Start of Recorded information

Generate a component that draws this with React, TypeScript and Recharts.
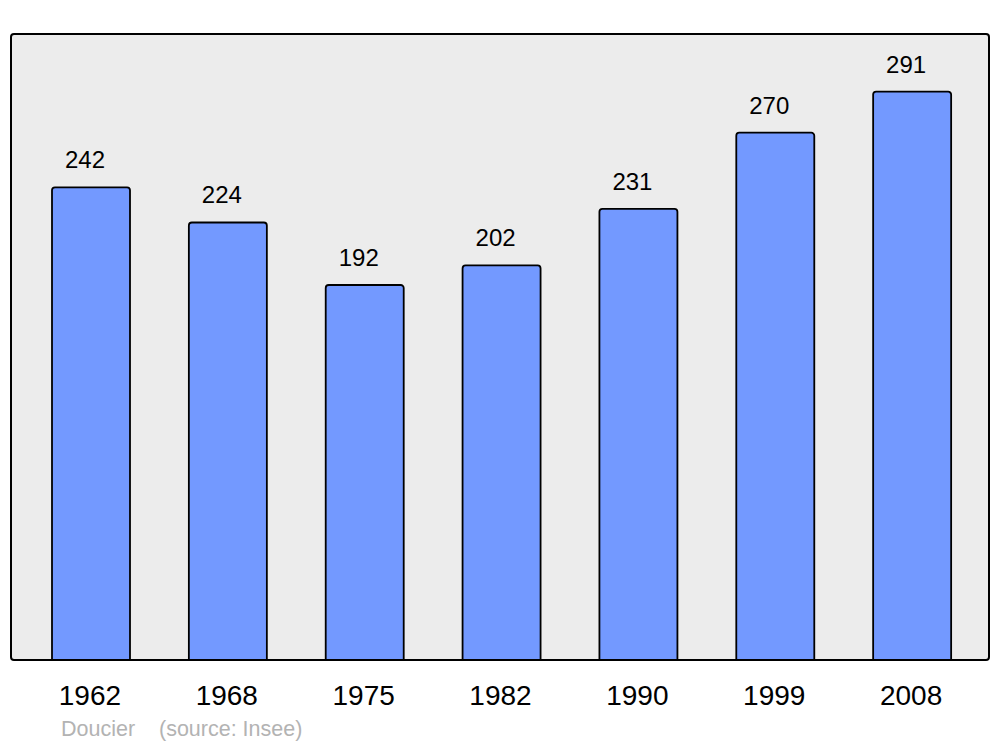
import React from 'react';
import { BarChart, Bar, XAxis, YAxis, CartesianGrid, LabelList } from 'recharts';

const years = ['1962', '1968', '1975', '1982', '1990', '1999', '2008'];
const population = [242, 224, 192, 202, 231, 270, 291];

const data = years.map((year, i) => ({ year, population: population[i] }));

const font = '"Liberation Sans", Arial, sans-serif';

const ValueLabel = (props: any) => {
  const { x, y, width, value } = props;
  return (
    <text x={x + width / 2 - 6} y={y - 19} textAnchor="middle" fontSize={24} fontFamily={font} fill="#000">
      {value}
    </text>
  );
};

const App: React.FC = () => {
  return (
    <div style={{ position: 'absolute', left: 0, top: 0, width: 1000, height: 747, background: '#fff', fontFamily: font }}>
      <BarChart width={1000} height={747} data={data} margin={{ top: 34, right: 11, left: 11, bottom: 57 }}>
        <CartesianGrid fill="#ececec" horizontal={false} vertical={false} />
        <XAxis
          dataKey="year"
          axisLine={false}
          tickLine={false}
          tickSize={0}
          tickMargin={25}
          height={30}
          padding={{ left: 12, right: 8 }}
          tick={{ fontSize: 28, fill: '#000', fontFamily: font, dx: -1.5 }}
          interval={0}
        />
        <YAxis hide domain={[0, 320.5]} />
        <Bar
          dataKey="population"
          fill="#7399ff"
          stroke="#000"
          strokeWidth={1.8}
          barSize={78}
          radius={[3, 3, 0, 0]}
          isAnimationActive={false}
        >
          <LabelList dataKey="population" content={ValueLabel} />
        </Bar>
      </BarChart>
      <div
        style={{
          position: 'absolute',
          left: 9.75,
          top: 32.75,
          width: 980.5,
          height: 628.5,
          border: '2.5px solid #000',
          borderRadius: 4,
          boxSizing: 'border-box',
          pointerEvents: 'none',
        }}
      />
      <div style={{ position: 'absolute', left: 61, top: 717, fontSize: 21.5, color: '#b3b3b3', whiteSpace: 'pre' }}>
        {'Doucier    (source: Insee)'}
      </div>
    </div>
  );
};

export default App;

End of Recorded information

*What is needed*
Transcribe the material exactly, keeping every word and none of the pictures.

*Completed exercise*
Generate a component that draws this with React, TypeScript and Recharts.
import React from 'react';
import { BarChart, Bar, XAxis, YAxis, CartesianGrid, LabelList } from 'recharts';

const years = ['1962', '1968', '1975', '1982', '1990', '1999', '2008'];
const population = [242, 224, 192, 202, 231, 270, 291];

const data = years.map((year, i) => ({ year, population: population[i] }));

const font = '"Liberation Sans", Arial, sans-serif';

const ValueLabel = (props: any) => {
  const { x, y, width, value } = props;
  return (
    <text x={x + width / 2 - 6} y={y - 19} textAnchor="middle" fontSize={24} fontFamily={font} fill="#000">
      {value}
    </text>
  );
};

const App: React.FC = () => {
  return (
    <div style={{ position: 'absolute', left: 0, top: 0, width: 1000, height: 747, background: '#fff', fontFamily: font }}>
      <BarChart width={1000} height={747} data={data} margin={{ top: 34, right: 11, left: 11, bottom: 57 }}>
        <CartesianGrid fill="#ececec" horizontal={false} vertical={false} />
        <XAxis
          dataKey="year"
          axisLine={false}
          tickLine={false}
          tickSize={0}
          tickMargin={25}
          height={30}
          padding={{ left: 12, right: 8 }}
          tick={{ fontSize: 28, fill: '#000', fontFamily: font, dx: -1.5 }}
          interval={0}
        />
        <YAxis hide domain={[0, 320.5]} />
        <Bar
          dataKey="population"
          fill="#7399ff"
          stroke="#000"
          strokeWidth={1.8}
          barSize={78}
          radius={[3, 3, 0, 0]}
          isAnimationActive={false}
        >
          <LabelList dataKey="population" content={ValueLabel} />
        </Bar>
      </BarChart>
      <div
        style={{
          position: 'absolute',
          left: 9.75,
          top: 32.75,
          width: 980.5,
          height: 628.5,
          border: '2.5px solid #000',
          borderRadius: 4,
          boxSizing: 'border-box',
          pointerEvents: 'none',
        }}
      />
      <div style={{ position: 'absolute', left: 61, top: 717, fontSize: 21.5, color: '#b3b3b3', whiteSpace: 'pre' }}>
        {'Doucier    (source: Insee)'}
      </div>
    </div>
  );
};

export default App;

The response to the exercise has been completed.